In 2019 Spotify complained to the European Union about what they perceived to be Apple’s anti-competitive policies which were hurting their business.
Today the European Commission issued preliminary findings which confirmed that Apple had indeed broken EU competition rules by unfairly favouring their service and penalising others.
Our preliminary conclusion: @Apple is in breach of EU competition law. @AppleMusic compete with other music streaming services. But @Apple charges high commission fees on rivals in the App store & forbids them to inform of alternative subscription options. Consumers losing out.
— Margrethe Vestager (@vestager) April 30, 2021
Importantly the Commission felt that not only was rivals losing out, but also consumers. Their statement notes:
The European Commission has informed Apple of its preliminary view that it distorted competition in the music streaming market as it abused its dominant position for the distribution of music streaming apps through its App Store. The Commission takes issue with the mandatory use of Apple’s own in-app purchase mechanism imposed on music streaming app developers to distribute their apps via Apple’s App Store. The Commission is also concerned that Apple applies certain restrictions on app developers preventing them from informing iPhone and iPad users of alternative, cheaper purchasing possibilities.
The Commision in particular focussed on the following two Apple Store rules:
- The mandatory use of Apple’s proprietary in-app purchase system (“IAP”) for the distribution of paid digital content. Apple charges app developers a 30% commission fee on all subscriptions bought through the mandatory IAP. The Commission’s investigation showed that most streaming providers passed this fee on to end users by raising prices.

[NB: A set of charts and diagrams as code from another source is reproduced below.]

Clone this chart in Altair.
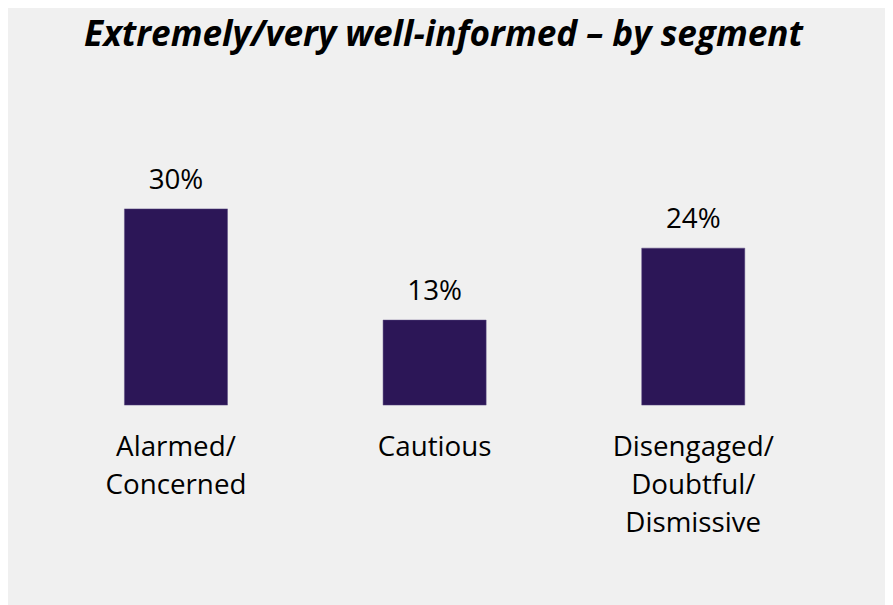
import altair as alt
import pandas as pd

segments = ["Alarmed/\nConcerned", "Cautious", "Disengaged/\nDoubtful/\nDismissive"]
values = [30, 13, 24]
labels = ["30%", "13%", "24%"]

df = pd.DataFrame({"segment": segments, "value": values, "label": labels})

x = alt.X("segment:N", sort=None, title=None,
          scale=alt.Scale(paddingInner=0.6015, paddingOuter=0.30075),
          axis=alt.Axis(labelAngle=0, domain=False, ticks=False, labelPadding=51,
                        labelExpr="split(datum.label, '\\n')",
                        labelFont="Open Sans", labelFontSize=28, labelColor="#000000",
                        labelLineHeight=38.5, labelBaseline="alphabetic"))
y = alt.Y("value:Q", scale=alt.Scale(domain=[0, 40]), axis=None)

bars = alt.Chart(df).mark_bar(color="#2c1657", stroke="#5a4a80", strokeWidth=0.5).encode(x=x, y=y)
text = alt.Chart(df).mark_text(dy=-20, baseline="alphabetic", font="Open Sans", fontSize=28,
                               color="#000000").encode(x=x, y=y, text="label:N")

chart = (bars + text).properties(
    width=783, height=264,
    padding={"left": 39, "top": 134, "right": 63, "bottom": 199},
    autosize=alt.AutoSizeParams(type="none"),
    background="#f0f0f0",
    title=alt.TitleParams("Extremely/very well-informed – by segment", anchor="middle",
                          font="Open Sans", fontSize=35.5, fontWeight="bold", fontStyle="italic",
                          color="#000000", offset=91, dx=9),
).configure_view(stroke=None)

chart.save("out.html", embed_options={"renderer": "svg", "actions": False})
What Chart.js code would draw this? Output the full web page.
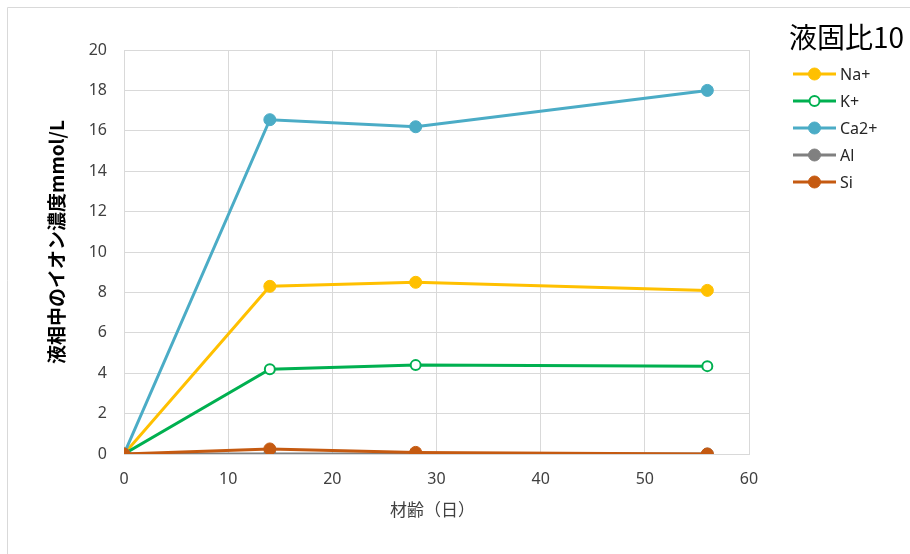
<!DOCTYPE html>
<html>
<head>
<meta charset="utf-8">
<script src="https://cdn.jsdelivr.net/npm/chart.js@4.4.0/dist/chart.umd.min.js"></script>
<style>
  html, body { margin: 0; padding: 0; background: #fff; }
  #wrap { position: relative; width: 910px; height: 554px; }
</style>
</head>
<body>
<div id="wrap"><canvas id="liquidChart" width="910" height="554"></canvas></div>
<script>
// 材齢（日）
const ages = [0, 14, 28, 56];

// 各イオン濃度 mmol/L
const naValues = [0, 8.3, 8.5, 8.1];
const kValues = [0, 4.2, 4.4, 4.35];
const caValues = [0, 16.55, 16.2, 18.0];
const alValues = [0, 0, 0, 0];
const siValues = [0, 0.25, 0.08, 0];

const seriesNames = ['Na+', 'K+', 'Ca2+', 'Al', 'Si'];
const seriesColors = ['#FFC000', '#00B050', '#4BACC6', '#808080', '#C55A11'];

const chartTitle = '液固比10';
const xTitle = '材齢（日）';
const yTitle = '液相中のイオン濃度mmol/L';

const CJK = '"Noto Sans CJK JP", "Noto Sans", sans-serif';
const TICK_FONT = '"Noto Sans", "Open Sans", sans-serif';

function toPoints(values) {
    return ages.map((x, i) => ({ x: x, y: values[i] }));
}

function makeDataset(idx, values, hollow) {
    return {
        label: seriesNames[idx],
        data: toPoints(values),
        borderColor: seriesColors[idx],
        backgroundColor: hollow ? '#FFFFFF' : seriesColors[idx],
        pointBackgroundColor: hollow ? '#FFFFFF' : seriesColors[idx],
        pointBorderColor: seriesColors[idx],
        pointBorderWidth: hollow ? 2 : 1,
        pointRadius: hollow ? 5 : 6,
        borderWidth: 3,
        tension: 0,
        order: 5 - idx
    };
}

/**
 * Frame, axis titles and the right-hand legend
 */
const decorPlugin = {
    id: 'decor',
    beforeDraw(chart) {
        const ctx = chart.ctx;
        ctx.save();
        ctx.strokeStyle = '#D9D9D9';
        ctx.lineWidth = 1;
        ctx.beginPath();
        ctx.moveTo(7.5, 554);
        ctx.lineTo(7.5, 7.5);
        ctx.lineTo(910, 7.5);
        ctx.stroke();
        ctx.restore();
    },
    afterDraw(chart) {
        const ctx = chart.ctx;
        const area = chart.chartArea;
        ctx.save();

        // y axis title
        ctx.fillStyle = '#000';
        ctx.font = 'bold 19px ' + CJK;
        ctx.textAlign = 'center';
        ctx.textBaseline = 'middle';
        ctx.translate(57, (area.top + area.bottom) / 2 - 10);
        ctx.rotate(-Math.PI / 2);
        ctx.fillText(yTitle, 0, 0);
        ctx.setTransform(1, 0, 0, 1, 0, 0);

        // x axis title
        ctx.fillStyle = '#404040';
        ctx.font = '17px ' + CJK;
        ctx.fillText(xTitle, (area.left + area.right) / 2 - 4, 510);

        // legend title
        ctx.fillStyle = '#000';
        ctx.font = '28px ' + CJK;
        ctx.textAlign = 'left';
        ctx.fillText(chartTitle, 789, 37);

        // legend items
        ctx.font = '16px ' + TICK_FONT;
        chart.data.datasets.forEach((ds, i) => {
            const y = 74 + i * 27;
            ctx.strokeStyle = ds.borderColor;
            ctx.lineWidth = 3;
            ctx.beginPath();
            ctx.moveTo(793, y);
            ctx.lineTo(836, y);
            ctx.stroke();
            ctx.beginPath();
            ctx.arc(814.5, y, ds.pointRadius, 0, Math.PI * 2);
            ctx.fillStyle = ds.pointBackgroundColor;
            ctx.fill();
            ctx.lineWidth = ds.pointBorderWidth;
            ctx.stroke();
            ctx.fillStyle = '#262626';
            ctx.fillText(ds.label, 840, y + 1);
        });
        ctx.restore();
    }
};

const ctx = document.getElementById('liquidChart').getContext('2d');

new Chart(ctx, {
    type: 'line',
    data: {
        datasets: [
            makeDataset(0, naValues, false),
            makeDataset(1, kValues, true),
            makeDataset(2, caValues, false),
            makeDataset(3, alValues, false),
            makeDataset(4, siValues, false)
        ]
    },
    options: {
        responsive: false,
        animation: false,
        layout: {
            padding: { left: 0, right: 161, top: 50, bottom: 0 }
        },
        plugins: {
            legend: { display: false },
            tooltip: { enabled: false }
        },
        scales: {
            x: {
                type: 'linear',
                min: 0,
                max: 60,
                ticks: {
                    stepSize: 10,
                    color: '#404040',
                    padding: 16,
                    font: { family: TICK_FONT, size: 16 }
                },
                grid: { color: '#D9D9D9', drawTicks: false },
                border: { color: '#D9D9D9' },
                afterFit(scale) { scale.height = 100; }
            },
            y: {
                min: 0,
                max: 20,
                ticks: {
                    stepSize: 2,
                    color: '#404040',
                    padding: 17,
                    font: { family: TICK_FONT, size: 16 }
                },
                grid: { color: '#D9D9D9', drawTicks: false },
                border: { color: '#D9D9D9' },
                afterFit(scale) { scale.width = 124; }
            }
        }
    },
    plugins: [decorPlugin]
});
</script>
</body>
</html>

- “Anti-steering provisions” which limit the ability of app developers to inform users of alternative purchasing possibilities outside of apps. While Apple allows users to use music subscriptions purchased elsewhere, its rules prevent developers from informing users about such purchasing possibilities, which are usually cheaper. The Commission is concerned that users of Apple devices pay significantly higher prices for their music subscription services or they are prevented from buying certain subscriptions directly in their apps.
Apple will have a chance to respond to the EU’s objects, but in a statement Apple struck a defiant and tone-deaf tone, saying:
“Spotify has become the largest music subscription service in the world, and we’re proud for the role we played in that. Spotify does not pay Apple any commission on over 99% of their subscribers, and only pays a 15% commission on those remaining subscribers that they acquired through the App Store. At the core of this case is Spotify’s demand they should be able to advertise alternative deals on their iOS app, a practice that no store in the world allows. Once again, they want all the benefits of the App Store but don’t think they should have to pay anything for that. The Commission’s argument on Spotify’s behalf is the opposite of fair competition.”
The EU can fine Apple up to 10% of their annual revenue, which could be as much as $27 billion based on last year’s revenue, and can also force Apple to change its rules.
Spotify welcomed the initial findings, saying:
“Ensuring the iOS platform operates fairly is an urgent task with far-reaching implications. The European Commission’s Statement of Objections is a critical step toward holding Apple accountable for its anticompetitive behavior, ensuring meaningful choice for all consumers and a level playing field for app developers,” said Spotify’s head of global affairs and chief legal officer Horacio Gutierrez.
Spotify is part of the Coalition for App Fairness, formed by Epic Games, Spotify, Basecamp, Blix, Blockchain.com, Deezer, the European Publishers Council, Match Group, News Media Europe, Prepear, Protonmail, SkyDemon, and Tile, and today’s finding by the EU may open the door for many similar complaints by other companies, which could ultimately lead to profound changes to Apple’s policies.